Compreende-se por mito, uma narração que
afirma a criação de algo estranho feito de qualquer natureza, e que, além de si
próprio, origina também certos efeitos que ganham muita força enquanto não são
esclarecidos.
São as palavras ditas
para um determinado público que formam o mito. Por isso, ele se afirma pela oralidade
vinda do narrador que, com sua própria voz, cria expectativas incontroláveis no modo de pensar.
No entanto, o mito só faz história enquanto se fizer temer ou admirar pelas crendices
produzidas nas consciências ingênuas ou interesseiras. Para tanto, precisa que
a mesma versão sobre os seus poderes seja recontada muitíssimas vezes e, se
possível, sempre com acréscimos que o torne ainda mais temido ou admirado.
Por sua vez, o mito enfrenta dois
grandes dilemas para se garantir existindo: o esclarecimento da verdade e a
depreciação de seu poder. O primeiro diz respeito aos avanços dos conhecimentos.
O conhecimento é a força da verdade que esvazia o mito de seu conteúdo
promissor ou ameaçador. O segundo problema diz à depreciação do poder do mito
que não consegue praticar aquilo que a narrativa prometeu. Neste caso, as palavras vão
perdendo a rigidez. A força de intimidação não encontra as ações correspondentes
para alimentar a grandiosidade imaginada e, aos poucos, os atributos positivos
tornam-se defeitos.
Ao perceber que a sua força converte-se em fraqueza, mais fraca que
a força dos próprios criadores e mais desmoralizada que a imagem dos oponentes difamados, o mito depara-se com a verdade e, uma profunda dúvida penetra o seu crânio esvaziado: "será que me fizeram preparado para essa função?"
Produzido pela oralidade o mito não
gosta de nada escrito, para não ter nenhum programa a seguir. Ele é então uma
ideologia mentirosa. Mente para esconder a sua incapacidade de pensar e agir.
Quando pensa, erra; quando age, mais destrói do que constrói.
Um mito no passado era mais
duradouro do que um mito do presente. Na Antiga Grécia todas as coisas e seres
existiam por causa das intimidades entre os deuses e as pessoas que chegavam a
ter relações sexuais entre si. Agora não, os deuses foram
substituídos pela figura loira do imperador e as relações não são imaginárias, mas reais.

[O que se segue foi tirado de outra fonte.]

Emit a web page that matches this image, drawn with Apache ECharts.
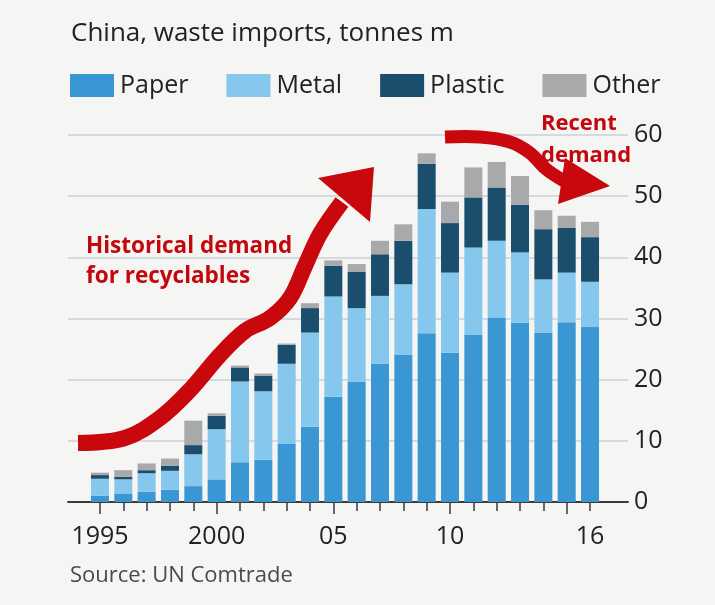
<!DOCTYPE html>
<html>
<head>
<meta charset="utf-8">
<script src="https://cdn.jsdelivr.net/npm/echarts@6/dist/echarts.min.js"></script>
<style>
html,body{margin:0;padding:0;background:#f5f5f4;}
#c{width:715px;height:605px;}
</style>
</head>
<body>
<div id="c"></div>
<script>
var years = ['1995','1996','1997','1998','1999','2000','2001','2002','2003','2004','2005','2006','2007','2008','2009','2010','2011','2012','2013','2014','2015','2016'];
var tickLabels = ['1995','','','','','2000','','','','','05','','','','','10','','','','','','16'];
var paper   = [1.0,1.4,1.7,2.0,2.6,3.7,6.5,6.9,9.5,12.3,17.2,19.7,22.6,24.1,27.6,24.4,27.3,30.1,29.3,27.7,29.4,28.6];
var metal   = [2.8,2.3,3.0,3.1,5.2,8.2,13.2,11.2,13.1,15.4,16.4,12.0,11.1,11.5,20.3,13.1,14.3,12.6,11.5,8.7,8.1,7.4];
var plastic = [0.6,0.4,0.5,0.8,1.5,2.2,2.3,2.5,3.1,4.0,5.0,5.9,6.8,7.1,7.4,8.1,8.2,8.7,7.8,8.2,7.3,7.3];
var other   = [0.4,1.1,1.1,1.2,4.0,0.4,0.3,0.4,0.2,0.8,0.9,1.3,2.2,2.7,1.7,3.5,4.9,4.2,4.7,3.1,2.0,2.5];
var yTicks = [0,10,20,30,40,50,60];

var FONT = 'Open Sans';
var RED = '#c4070c';
var chart = echarts.init(document.getElementById('c'));

function bar(name, data, color) {
  return {
    name: name, type: 'bar', stack: 'total', data: data,
    xAxisIndex: 0, yAxisIndex: 0, barWidth: 18,
    itemStyle: { color: color },
    emphasis: { disabled: true }
  };
}

chart.setOption({
  backgroundColor: '#f5f5f4',
  animation: false,
  textStyle: { fontFamily: FONT },
  title: {
    text: 'China, waste imports, tonnes m',
    left: 66, top: 16,
    textStyle: { fontFamily: FONT, fontSize: 26, fontWeight: 'normal', color: '#222222' }
  },
  legend: {
    left: 70, top: 73, padding: 0,
    icon: 'rect', itemWidth: 44, itemHeight: 23, itemGap: 38,
    textStyle: { fontFamily: FONT, fontSize: 25, color: '#222222', padding: [0, 0, 0, 1] },
    data: ['Paper', 'Metal', 'Plastic', 'Other']
  },
  grid: [
    { left: 88.3, right: 113.3, top: 135, bottom: 103 },
    { left: 68, right: 87, top: 135, bottom: 103 }
  ],
  xAxis: [
    {
      type: 'category', data: years, gridIndex: 0, position: 'bottom',
      axisLine: { show: false },
      axisTick: { show: true, alignWithLabel: true, length: 9, lineStyle: { color: '#3a3a3a', width: 1.5 } },
      axisLabel: {
        interval: 0, margin: 22, fontFamily: FONT, fontSize: 25, color: '#222222',
        formatter: function (v, i) { return tickLabels[i]; }
      }
    },
    {
      type: 'value', gridIndex: 1, min: 0, max: 1, position: 'bottom',
      axisLine: { show: true, lineStyle: { color: '#3a3a3a', width: 2 } },
      axisTick: { show: false }, axisLabel: { show: false }, splitLine: { show: false }
    },
    {
      type: 'category', data: years, gridIndex: 0, position: 'bottom',
      axisLine: { show: false },
      axisTick: { show: true, alignWithLabel: true, length: 12,
        interval: function (i) { return i % 5 === 0; },
        lineStyle: { color: '#3a3a3a', width: 1.5 } },
      axisLabel: { show: false }
    }
  ],
  yAxis: [
    {
      type: 'value', gridIndex: 0, min: 0, max: 60, interval: 10,
      show: false, splitLine: { show: false }
    },
    {
      type: 'value', gridIndex: 1, min: 0, max: 60, interval: 10, position: 'right',
      axisLine: { show: false }, axisTick: { show: false },
      axisLabel: {
        margin: 6, fontFamily: FONT, fontSize: 25, color: '#222222',
        formatter: function (v) { return yTicks.indexOf(v) >= 0 ? String(v) : ''; }
      },
      splitLine: { show: true, lineStyle: { color: '#c8d0d8', width: 1.5 } }
    }
  ],
  series: [
    bar('Paper', paper, '#3b97d3'),
    bar('Metal', metal, '#86c7ed'),
    bar('Plastic', plastic, '#1b4d6d'),
    bar('Other', other, '#a8a9ab')
  ],
  graphic: [
    {
      type: 'text', left: 86, top: 232, z: 10,
      style: { text: 'Historical demand\nfor recyclables', fill: RED, font: 'bold 22.5px "Open Sans"', lineHeight: 30 }
    },
    {
      type: 'text', left: 541, top: 108, z: 10,
      style: { text: 'Recent\ndemand', fill: RED, font: 'bold 22px "Open Sans"', lineHeight: 32 }
    },
    {
      type: 'polyline', z: 20,
      shape: { points: [[78,443],[125,438],[160,418],[190,390],[220,355],[245,331],[270,318],[290,298],[305,266],[320,234],[342,202]], smooth: 0.35 },
      style: { stroke: '#c8080c', lineWidth: 16, fill: null, lineCap: 'butt' }
    },
    {
      type: 'polygon', z: 20,
      shape: { points: [[318,178],[374,167],[370,222]] },
      style: { fill: '#c8080c' }
    },
    {
      type: 'polyline', z: 20,
      shape: { points: [[445,137],[480,137],[510,142],[530,153],[546,169],[564,181]], smooth: 0.35 },
      style: { stroke: '#c8080c', lineWidth: 13, fill: null, lineCap: 'butt' }
    },
    {
      type: 'polygon', z: 20,
      shape: { points: [[565,158],[610,186],[558,204]] },
      style: { fill: '#c8080c' }
    },
    {
      type: 'text', left: 70, top: 565, z: 10,
      style: { text: 'Source: UN Comtrade', fill: '#4a4a4a', font: '22px "Open Sans"' }
    }
  ]
});
</script>
</body>
</html>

Por outro lado, internamente, a homoafetividade, a educação, o desarmamento,
os radares, a aposentadoria, a urna eletrônica e, até a soberania nacional,
passaram ser coisas e relações incômodas, que o mito procura desestruturar com a sua
esferográfica.
O mito do presente também vive da
própria oralidade sua e de seus ajudantes. Se muito falam pouco escrevem e,
quando escrevem brigam com as palavras. Confundem “cheque” com “xeque”. Acertam
quando oferecem os cheques preenchidos para pagarem a dívida pública, liberar
emendas e outros pagamentos emendados. Erram quando dão ultimatos, “xeque mate”
nos direitos sociais.
O mito não sabe separar o certo do
errado; usa os próprios critérios para as classificações. Acha que a ditadura
militar é a nova política e, a velha política é a democracia, sendo que, na
História da humanidade os impérios interventores sempre foram os mais
duradouros.
Não tendo escrita, o mito valoriza
os palavrões e despreza a educação. Para ele, como as labaredas que saem das narinas do dragão, as armas de fogo educam e defendem. O
professor deve pôr sobre a mesa um livro e um revólver, que é para os alunos se
sentirem seguros da violência. O revólver é a “nova
palmatória”, que não bate, mas intimida e, se precisar, atira para matar.
Como
o diabo que teme a água benta, o mito teme as ideias criticas, porque, com as ideias vêm
as ações. As ideias formam as consciências e as ações derrubam os pedestais.Surgem então os dilemas do mito: insurgir-se ou implodir-se. Para insurgir-se, precisa produzir atos de violência e ignorância. Para implodir-se precisa admitir que de fato foi uma ilusão que nasceu para morrer rapidamente.
Mitologia é uma invenção perigosa do passado
recriada no presente. O mito sempre é uma ilusão acordada que desperta com
uma promessa verbal encantadora.
De outro lado, é preciso acreditar na força iluminada que desvenda as impossibilidades de uma mentira dar a luz a um libertador. Como disse o filósofo Nietzsche, “Ontem a Lua,
ao nascer, pareceu-me que ia dar a luz a um Sol...”. Não deu, porque o Sol já
havia nascido e, com a sua luz iluminou o caminho a seguir
derretendo o mito feito pelas ilusões mentirosas.